University of Alabama Professor Accused of Shooting Colleagues
Amy Bishop, a brilliant professor, sounded delusional as she was taken away by police after allegedly gunning down three of her colleagues at the University of Alabama at Huntsville.
Now her husband, John Anderson, is speaking out: "I love her. She's barely holding up. I'm caving in, to say the least. Nobody understands what happened. Nobody knows. I can't sit down and talk to her and ask her, 'What happened? What broke?' "
Anderson says he tried to calm her rage over being refused tenure at the university. "I'm sorry. I feel for all these people. I wish it never came to this."
And there are new details about the mysterious 1986 shooting death of her brother. Amy Bishop claimed she accidentally shot and killed 18-year-old Seth Bishop, but was there a police cover-up?
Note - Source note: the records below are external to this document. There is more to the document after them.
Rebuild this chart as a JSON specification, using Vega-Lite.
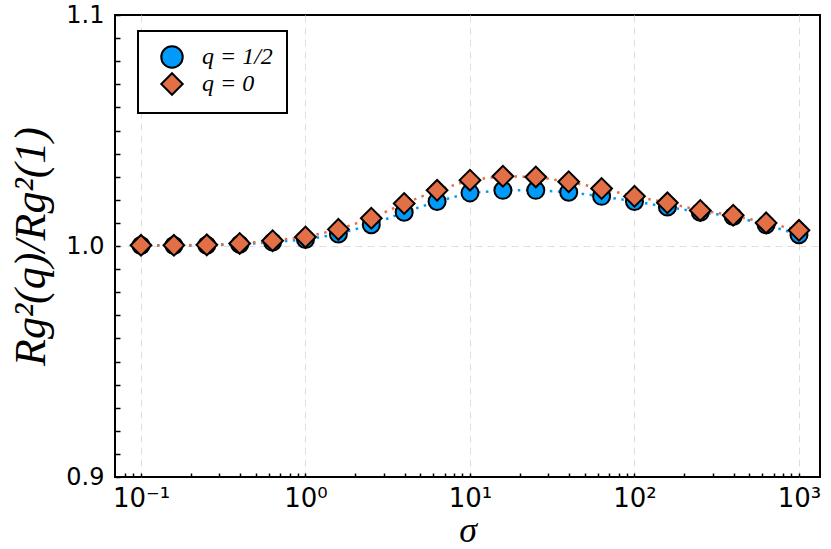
{
  "$schema": "https://vega.github.io/schema/vega-lite/v6.json",
  "width": 705,
  "height": 462,
  "autosize": "none",
  "padding": {"left": 115, "top": 15, "right": 11, "bottom": 72},
  "background": "white",
  "config": {
    "view": {"stroke": "black", "strokeWidth": 2},
    "axis": {
      "domain": false,
      "tickColor": "black",
      "tickWidth": 1.5,
      "tickSize": -5,
      "labelFont": "DejaVu Sans",
      "labelFontSize": 24,
      "labelColor": "black",
      "gridColor": "#dddddd",
      "gridDash": [7, 5],
      "gridWidth": 1,
      "titleFont": "Liberation Serif",
      "titleFontStyle": "italic",
      "titleFontWeight": "normal",
      "titleColor": "black"
    },
    "legend": {
      "strokeColor": "black",
      "strokeWidth": 2,
      "fillColor": "white",
      "padding": 14,
      "cornerRadius": 0
    }
  },
  "data": {
    "values": [
      {"sigma": 0.1, "value": 1.0002, "series": "q = 1/2"},
      {"sigma": 0.1585, "value": 1.0002, "series": "q = 1/2"},
      {"sigma": 0.2512, "value": 1.0003, "series": "q = 1/2"},
      {"sigma": 0.3981, "value": 1.0007, "series": "q = 1/2"},
      {"sigma": 0.631, "value": 1.0017, "series": "q = 1/2"},
      {"sigma": 1, "value": 1.0028, "series": "q = 1/2"},
      {"sigma": 1.585, "value": 1.0052, "series": "q = 1/2"},
      {"sigma": 2.512, "value": 1.0092, "series": "q = 1/2"},
      {"sigma": 3.981, "value": 1.0146, "series": "q = 1/2"},
      {"sigma": 6.31, "value": 1.0193, "series": "q = 1/2"},
      {"sigma": 10, "value": 1.023, "series": "q = 1/2"},
      {"sigma": 15.85, "value": 1.0241, "series": "q = 1/2"},
      {"sigma": 25.12, "value": 1.0241, "series": "q = 1/2"},
      {"sigma": 39.81, "value": 1.0233, "series": "q = 1/2"},
      {"sigma": 63.1, "value": 1.0215, "series": "q = 1/2"},
      {"sigma": 100, "value": 1.0193, "series": "q = 1/2"},
      {"sigma": 158.5, "value": 1.0169, "series": "q = 1/2"},
      {"sigma": 251.2, "value": 1.0146, "series": "q = 1/2"},
      {"sigma": 398.1, "value": 1.0128, "series": "q = 1/2"},
      {"sigma": 631, "value": 1.0092, "series": "q = 1/2"},
      {"sigma": 1000, "value": 1.0049, "series": "q = 1/2"},
      {"sigma": 0.1, "value": 1.0003, "series": "q = 0"},
      {"sigma": 0.1585, "value": 1.0003, "series": "q = 0"},
      {"sigma": 0.2512, "value": 1.0005, "series": "q = 0"},
      {"sigma": 0.3981, "value": 1.0011, "series": "q = 0"},
      {"sigma": 0.631, "value": 1.0023, "series": "q = 0"},
      {"sigma": 1, "value": 1.0039, "series": "q = 0"},
      {"sigma": 1.585, "value": 1.0072, "series": "q = 0"},
      {"sigma": 2.512, "value": 1.012, "series": "q = 0"},
      {"sigma": 3.981, "value": 1.0184, "series": "q = 0"},
      {"sigma": 6.31, "value": 1.0241, "series": "q = 0"},
      {"sigma": 10, "value": 1.0285, "series": "q = 0"},
      {"sigma": 15.85, "value": 1.0302, "series": "q = 0"},
      {"sigma": 25.12, "value": 1.0299, "series": "q = 0"},
      {"sigma": 39.81, "value": 1.0278, "series": "q = 0"},
      {"sigma": 63.1, "value": 1.0249, "series": "q = 0"},
      {"sigma": 100, "value": 1.0215, "series": "q = 0"},
      {"sigma": 158.5, "value": 1.0187, "series": "q = 0"},
      {"sigma": 251.2, "value": 1.0154, "series": "q = 0"},
      {"sigma": 398.1, "value": 1.0133, "series": "q = 0"},
      {"sigma": 631, "value": 1.01, "series": "q = 0"},
      {"sigma": 1000, "value": 1.0068, "series": "q = 0"}
    ]
  },
  "encoding": {
    "x": {
      "field": "sigma",
      "type": "quantitative",
      "scale": {"type": "log", "domain": [0.0695, 1342], "nice": false},
      "axis": {
        "title": "σ",
        "titleFontSize": 36,
        "titlePadding": 2,
        "labelPadding": 12,
        "labelFontSize": 26,
        "values": [0.08, 0.09, 0.1, 0.2, 0.3, 0.4, 0.5, 0.6, 0.7, 0.8, 0.9, 1, 2, 3, 4, 5, 6, 7, 8, 9, 10, 20, 30, 40, 50, 60, 70, 80, 90, 100, 200, 300, 400, 500, 600, 700, 800, 900, 1000],
        "labelExpr": "datum.value == 0.1 ? '10⁻¹' : datum.value == 1 ? '10⁰' : datum.value == 10 ? '10¹' : datum.value == 100 ? '10²' : datum.value == 1000 ? '10³' : ''",
        "gridOpacity": {"condition": {"test": "indexof([0.1, 1, 10, 100, 1000], datum.value) >= 0", "value": 1}, "value": 0},
        "tickSize": -4
      }
    },
    "y": {
      "field": "value",
      "type": "quantitative",
      "scale": {"domain": [0.9, 1.1], "nice": false, "zero": false},
      "axis": {
        "title": "Rg²(q)/Rg²(1)",
        "titleFontSize": 44,
        "titlePadding": 12,
        "labelPadding": 16,
        "values": [0.9, 0.91, 0.92, 0.93, 0.94, 0.95, 0.96, 0.97, 0.98, 0.99, 1.0, 1.01, 1.02, 1.03, 1.04, 1.05, 1.06, 1.07, 1.08, 1.09, 1.1],
        "labelExpr": "abs(datum.value * 10 - round(datum.value * 10)) < 0.000001 ? format(datum.value, '.1f') : ''",
        "gridOpacity": {"condition": {"test": "abs(datum.value - 1) < 0.000001", "value": 1}, "value": 0}
      }
    }
  },
  "layer": [
    {
      "mark": {"type": "line", "strokeWidth": 2.5, "strokeDash": [2.5, 5.5], "strokeCap": "butt"},
      "encoding": {
        "stroke": {
          "field": "series",
          "type": "nominal",
          "scale": {"range": ["#E26F46", "#009AFA"]},
          "legend": null
        }
      }
    },
    {
      "mark": {"type": "point", "filled": true, "opacity": 1, "stroke": "black", "strokeWidth": 2},
      "encoding": {
        "color": {
          "field": "series",
          "type": "nominal",
          "scale": {"domain": ["q = 1/2", "q = 0"], "range": ["#009AFA", "#E26F46"]},
          "legend": {
            "title": null,
            "orient": "none",
            "legendX": 23,
            "legendY": 16,
            "symbolSize": 460,
            "symbolStrokeColor": "black",
            "symbolStrokeWidth": 2,
            "symbolOffset": 8,
            "labelOffset": 18,
            "rowPadding": -3,
            "labelFont": "Liberation Serif",
            "labelFontStyle": "italic",
            "labelFontSize": 24,
            "labelColor": "black"
          }
        },
        "shape": {
          "field": "series",
          "type": "nominal",
          "scale": {"domain": ["q = 1/2", "q = 0"], "range": ["circle", "diamond"]},
          "legend": {
            "title": null,
            "orient": "none",
            "legendX": 23,
            "legendY": 16
          }
        },
        "size": {
          "field": "series",
          "type": "nominal",
          "scale": {"range": [430, 290]},
          "legend": null
        },
        "order": {"field": "series", "sort": "descending"}
      }
    }
  ]
}
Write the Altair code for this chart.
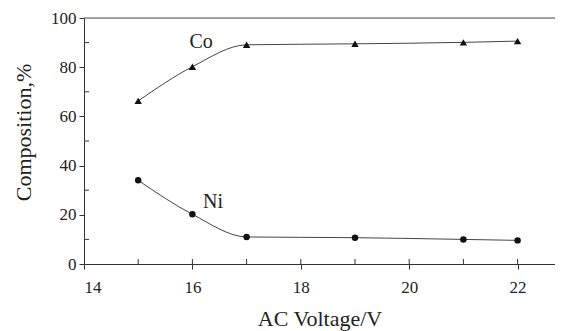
import altair as alt
import pandas as pd

voltage = [15, 16, 17, 19, 21, 22]
co = [66.3, 80.2, 89.1, 89.5, 90.1, 90.6]
ni = [34.0, 20.2, 11.0, 10.7, 10.0, 9.6]

x_major = [14, 16, 18, 20, 22]
x_minor = [15, 16, 17, 18, 19, 20, 21, 22]
y_major = [0, 20, 40, 60, 80, 100]
y_minor = [10, 30, 50, 70, 90]

labels = ["Co", "Ni"]
label_x = [16.16, 16.38]
label_y = [87.8, 22.8]

FONT = "Liberation Serif"
W, H = 471, 246
PX_PER_V = 54.2

df = pd.DataFrame({
    "v": voltage * 2,
    "c": co + ni,
    "s": ["Co"] * len(voltage) + ["Ni"] * len(voltage),
})

xs = alt.Scale(domain=[14, 14 + W / PX_PER_V], nice=False, zero=False)
ys = alt.Scale(domain=[0, 100], nice=False)

xax = alt.Axis(values=x_major, format="d", title="AC Voltage/V", tickSize=5,
               labelFont=FONT, labelFontSize=17, labelColor="#222", labelPadding=10,
               titleFont=FONT, titleFontSize=22, titleFontWeight="normal", titleColor="#222",
               titlePadding=13, grid=False, domainColor="#333", tickColor="#333")
yax = alt.Axis(values=y_major, title="Composition,%", tickSize=5,
               labelFont=FONT, labelFontSize=17, labelColor="#222", labelPadding=3,
               titleFont=FONT, titleFontSize=22, titleFontWeight="normal", titleColor="#222",
               titleX=-61, titleY=114, titleAlign="center", titleBaseline="middle", titleAngle=270,
               grid=False, domainColor="#333", tickColor="#333")

base = alt.Chart(df)

lines = base.mark_line(interpolate="monotone", color="#444", strokeWidth=1).encode(
    x=alt.X("v:Q", scale=xs, axis=xax),
    y=alt.Y("c:Q", scale=ys, axis=yax),
    detail="s:N",
)

pts = base.mark_point(filled=True, opacity=1, color="#111").encode(
    x=alt.X("v:Q", scale=xs),
    y=alt.Y("c:Q", scale=ys),
    shape=alt.Shape("s:N", scale=alt.Scale(domain=["Co", "Ni"], range=["triangle-up", "circle"]), legend=None),
    size=alt.Size("s:N", scale=alt.Scale(domain=["Co", "Ni"], range=[55, 42]), legend=None),
)

lab = alt.Chart(pd.DataFrame({"t": labels, "x": label_x, "y": label_y})).mark_text(
    font=FONT, fontSize=20, color="#222", baseline="alphabetic").encode(
    x=alt.X("x:Q", scale=xs), y=alt.Y("y:Q", scale=ys), text="t:N")

top = alt.Chart(pd.DataFrame({"y": [100]})).mark_rule(color="#555", strokeWidth=1).encode(
    y=alt.Y("y:Q", scale=ys), x=alt.value(0), x2=alt.value(W))

ymin = alt.Chart(pd.DataFrame({"y": y_minor})).mark_rule(color="#333", strokeWidth=1).encode(
    y=alt.Y("y:Q", scale=ys), x=alt.value(0), x2=alt.value(5))

xmin = alt.Chart(pd.DataFrame({"x": x_minor})).mark_rule(color="#333", strokeWidth=1).encode(
    x=alt.X("x:Q", scale=xs), y=alt.value(H), y2=alt.value(H - 5))

chart = alt.layer(top, ymin, xmin, lines, pts, lab).properties(
    width=W, height=H,
    autosize=alt.AutoSizeParams(type="none"),
    padding={"left": 76, "top": 10, "right": 0, "bottom": 67},
).configure_view(stroke=None).configure(background="white")

chart.save("out.html", embed_options={"renderer": "svg", "actions": False})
Bishop was released from custody within just hours. Many people are questioning why the shooting was ruled accidental so quickly. It turns out that Amy Bishop's mother was on the influential police personnel board. Bishop's actions right after the shooting might lead you to believe that the shooting was anything but accidental.
Minutes after the shooting Bishop ran out of her parents' home and fled to an autobody shop, where she allegedly tried to steal a car. Tom Pettigrew was in the autobody shop when Bishop entered.
"I don't want to say she pointed the gun at my chest, but we kind of bumped into each other and the gun ended up hitting me right in the middle of my chest," Pettigrew tells INSIDE EDITION. " I go, 'What are you doing here, what's going on?' And she said, 'Put your hands up!' " Pettigrew says.
Former Braintree Police Chief John Polio, now 87, says there was no cover up.
"If it wasn't a cover up, then it was very poor police work on somebody's part," INSIDE EDITION's Matt Meagher tells Polio.
"That is correct, somebody dropped the ball," Polio responds.
And INSIDE EDITION has learned more about Bishop's alleged motive for the shooting. She was apparently fearful that without tenure at the university, she would end up like Dr. Douglas Prasher. Prasher is a brilliant biochemist who, after being laid off from NASA in 2008, now has to drive a shuttle bus for a living.
"When you're up for review, or tenure review, and you don't know what else you would do, it's terrifying," Prasher tells INSIDE EDITION.
Prasher, whose pioneering research actually led to a 2008 Nobel Prize in chemistry for three colleagues, lives in Huntsville. His story is widely known there.
Said Bishop's husband of Prasher's story: "That's what happened to one guy that didn't get tenure, and he is driving a courtesy shuttle."